# UK V5 reclassification HGV to Private HGV plus Cat C licence



## grizzlyj (Oct 14, 2008)

Hello people!! 3rd post! Aren't I addicted!!

As I need to carry more weight than my current chassis allows I think I am going to have to go from the 7.5gvw to something a little bigger. Luckily, I should be able to have the camper lifted off my chassis and sat back on the heavier one since I'm told (!) it has the same mountings.

The new to me chassis I'm considering is ex electric board, so is an HGV, has a tacho etc roughly 12.5gvw. It'll run with the camper plus the extra at around 9-9.5ish tons.
Obviously I will need a Cat C licence.

Having taken a direct access bike test in 2004, is a new hazard perception test required for Cat C? I can't imagine how it could be different for different vehicles!?! Perhaps not within a certain time frame?

How easy is it to change the new (old) chassis to Private hgv with the camper on? Does it need inspecting? I.e. could I send the change of use V5 while the camper is being worked on, so I can drive it as soon as its all done, since an inspection after completion would delay things a little. Photos of the camper body could be provided now to prove it has a bed, kitchen, dining area, sock draw etc!

If I did get pulled for whatever reason do you think having the tacho still in place would raise questions as to my use of the vehicle?

I have asked VOSA these questions, but the being pulled over part is maybe not for them to answer, so thought I'd ask opinions here! 

Me with 7.5gvw camper and Cat C1 licence are currently in Europe. DVLA require my licence to be sent off with the application for the Cat C provisional licence which will take 3 weeks to process! I need to have the V5, licence and insurance with me at all times here, so to apply means going back to the UK and sit waiting for the DVLA. Only then can I start lessons, book theory and practical exams! I'm not sure if I would have to visit my GP for him to OK me as I did visit him and had an eye test quite recently.


----------



## b16duv (Feb 14, 2006)

Hi Grizzlyj,

Hazard perception test - I think you will need to do this again, but check on the DSA website Here

Medical - you will need a full medical before applying for your provisional HGV licence. This will be repeated at 45, then every 5 years until 65 (I think), then annually thereafter.

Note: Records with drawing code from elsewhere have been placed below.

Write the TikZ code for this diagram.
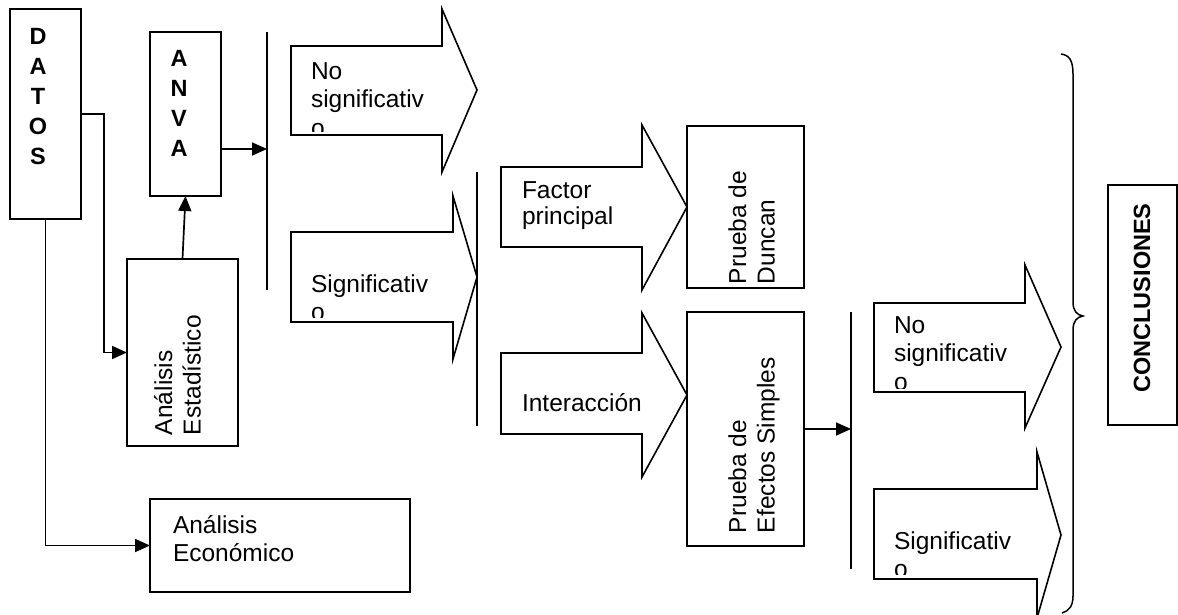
\documentclass[tikz,border=0pt]{standalone}
\usepackage{fontspec}
\setmainfont{Liberation Sans}
\usetikzlibrary{arrows.meta,calc}
\tikzset{
  every picture/.style={x=1pt,y=-1pt},
  box/.style={draw, line width=1.7pt, inner sep=0pt, outer sep=0pt},
  blk/.style={draw, line width=1.6pt, fill=white, line join=miter},
  vline/.style={line width=1.7pt},
  conn/.style={line width=1.7pt, -{Triangle[length=15pt,width=13pt]}},
  lbl/.style={inner sep=0pt, outer sep=0pt, font=\fontsize{24.5}{28.5}\selectfont},
  bold/.style={inner sep=0pt, outer sep=0pt, font=\fontsize{23.5}{30}\selectfont\bfseries}
}
% block arrow: x0, body top, body bottom, head x, head top, head bottom, tip x, tip y
\newcommand{\blockarr}[8]{%
  \draw[blk] (#1,#2) -- (#4,#2) -- (#4,#5) -- (#7,#8) -- (#4,#6) -- (#4,#3) -- (#1,#3) -- cycle;}
\begin{document}
\begin{tikzpicture}
\useasboundingbox (0,0) rectangle (1178,614);

% ---------- boxes ----------
\node[box, minimum width=71pt, minimum height=210pt] (datos) at (45.5,114) {};
\node[box, minimum width=71pt, minimum height=164pt] (anva) at (185.5,114) {};
\node[box, minimum width=111pt, minimum height=187pt] (estad) at (182.5,352.5) {};
\node[box, minimum width=260pt, minimum height=93pt] (econ) at (280,545.5) {};
\node[box, minimum width=117pt, minimum height=162pt] (duncan) at (745.5,207) {};
\node[box, minimum width=117pt, minimum height=234pt] (efectos) at (745.5,429) {};
\node[box, minimum width=69pt, minimum height=240pt] (concl) at (1142.5,305) {};

% ---------- texts ----------
\node[bold, anchor=base] (tdatos) at (38,44) {\parbox[t]{30pt}{\centering D\\A\\T\\O\\S}};
\node[bold, anchor=base] (tanva) at (179,66) {\parbox[t]{30pt}{\centering A\\N\\V\\A}};
\node[lbl, rotate=90, anchor=base west] (testad) at (172,435) {\parbox[t]{200pt}{Análisis\\Estadístico}};
\node[lbl, anchor=base west] (tecon) at (173,533) {\parbox[t]{200pt}{Análisis\\Económico}};
\node[lbl, rotate=90, anchor=base west] (tduncan) at (746,284) {\parbox[t]{200pt}{Prueba de\\Duncan}};
\node[lbl, rotate=90, anchor=base west] (tefectos) at (746,533) {\parbox[t]{200pt}{Prueba de\\Efectos Simples}};
\node[bold, rotate=90] (tconcl) at (1142,298) {CONCLUSIONES};

% ---------- vertical bars ----------
\coordinate (v1t) at (267,32);  \coordinate (v1b) at (267,290);
\coordinate (v2t) at (477,172); \coordinate (v2b) at (477,426);
\coordinate (v3t) at (851,312); \coordinate (v3b) at (851,569);
\draw[vline] (v1t) -- (v1b);
\draw[vline] (v3t) -- (v3b);

% ---------- block arrows ----------
\blockarr{291}{46}{135}{442}{9}{172}{477}{90}
\blockarr{291}{232}{322}{453}{196}{359}{477}{277}
\draw[vline] (v2t) -- (v2b);
\blockarr{501}{167}{247}{642}{125}{290}{687}{207}
\blockarr{501}{353}{434}{642}{313}{477}{687}{395}
\blockarr{874}{303}{392}{1025}{265}{428}{1061}{347}
\blockarr{874}{489}{579}{1037}{452}{618}{1061}{535}

% ---------- texts in block arrows ----------
\begin{scope}
  \clip (293,48) rectangle (440,131);
  \node[lbl, anchor=base west] (tns1) at (311,79) {\parbox[t]{200pt}{No\\significativ\\o}};
\end{scope}
\begin{scope}
  \clip (293,234) rectangle (451,317);
  \node[lbl, anchor=base west] (ts1) at (311,292) {\parbox[t]{200pt}{Significativ\\o}};
\end{scope}
\node[lbl, anchor=base west] (tfac) at (522,198) {\parbox[t]{200pt}{\baselineskip=26pt Factor\\principal}};
\node[lbl, anchor=base west] (tint) at (522,411) {Interacción};
\begin{scope}
  \clip (876,305) rectangle (1023,388);
  \node[lbl, anchor=base west] (tns2) at (894,333) {\parbox[t]{200pt}{No\\significativ\\o}};
\end{scope}
\begin{scope}
  \clip (876,491) rectangle (1035,574);
  \node[lbl, anchor=base west] (ts2) at (894,549) {\parbox[t]{200pt}{Significativ\\o}};
\end{scope}

% ---------- connectors ----------
\coordinate (a1) at (267,149);
\draw[conn] (anva.east |- a1) -- (a1);
\draw[conn] (estad.north) -- (anva.south);
\draw[conn] (datos.east) -- ++(23,0) |- (estad.west);
\draw[conn] (datos.south) |- (econ.west);
\draw[conn] (efectos.east) -- (efectos.east -| v3t);

% ---------- brace ----------
\draw[line width=1.5pt] (1061,54) .. controls (1069,55) and (1073,60) .. (1073,74)
  -- (1073,302) .. controls (1073,311) and (1077,315) .. (1083,316)
  .. controls (1077,317) and (1073,321) .. (1073,330)
  -- (1073,596) .. controls (1073,606) and (1069,611) .. (1062,613);
\end{tikzpicture}
\end{document}
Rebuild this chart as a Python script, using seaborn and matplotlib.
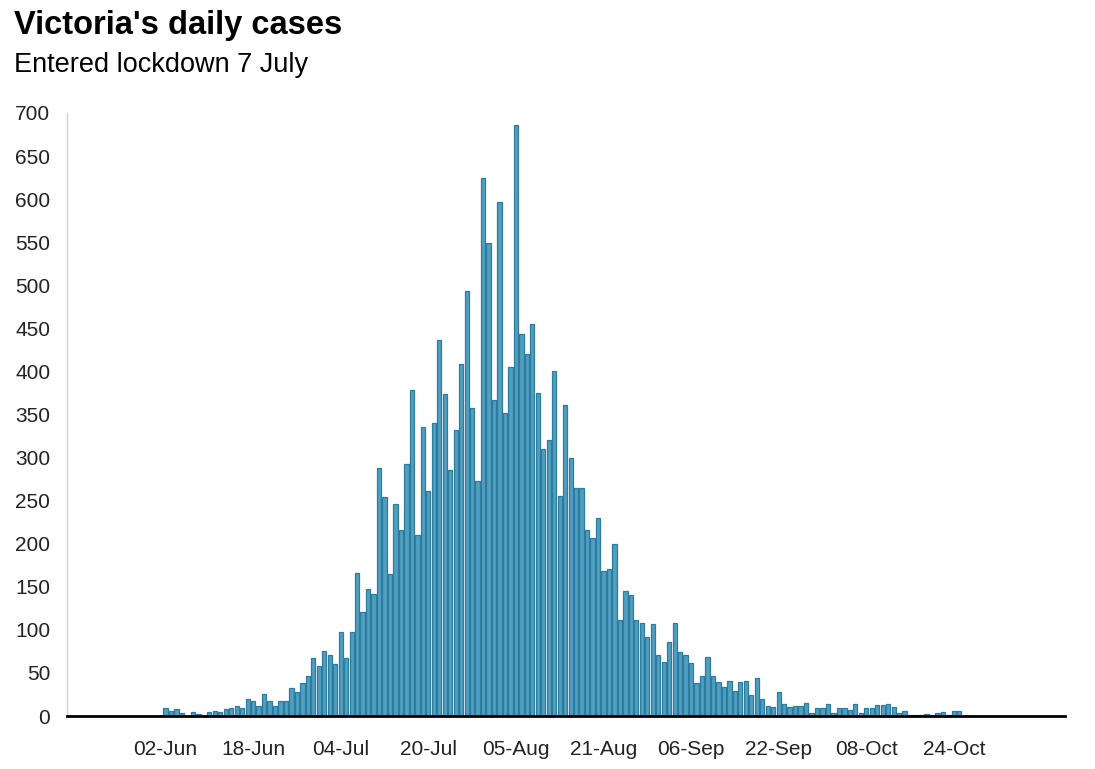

The swap from HGV to PHGV is a taxation class issue and can be completed when applying for tax disc quite easily.

Tachograph and speed limiters do not apply to PHGV even if fitted.

Swapping the bodies should be straight forward IF the chassis dimensions of the two vehicles are the same. If not you will need a new subframe.

Is your current Unimog plated at 7.5 tonnes? Is this the 'design weight'? If not , you may have scope to replate existing vehicle at a higher weight within the design weight.

HTH

David


----------



## grizzlyj (Oct 14, 2008)

hello b16duv and thankyou for the reply!

Looking at the downloadable form for the GP to complete other than eyesight and bloodpressure the rest is to my mind a reasonable over the phone question and answer tick box. I had a eye test 3 months ago which i can email him, I have no history of anything relevant and saw him 2 months ago. I am sure he may well say I need to be in his surgery but I'll ask him anyway! Since as you say medicals are 5 yearly from 45, a 3 month delay between check up and him seeing me is hardly a big gap! But of course, his call!

7.5ton max I'm afraid! And above this the difference between the Mogs running gear is substantial, allowing for a chassis at the minute only capable of towing 12tons, to 20tons for instance! Not that I'll be doing that!


----------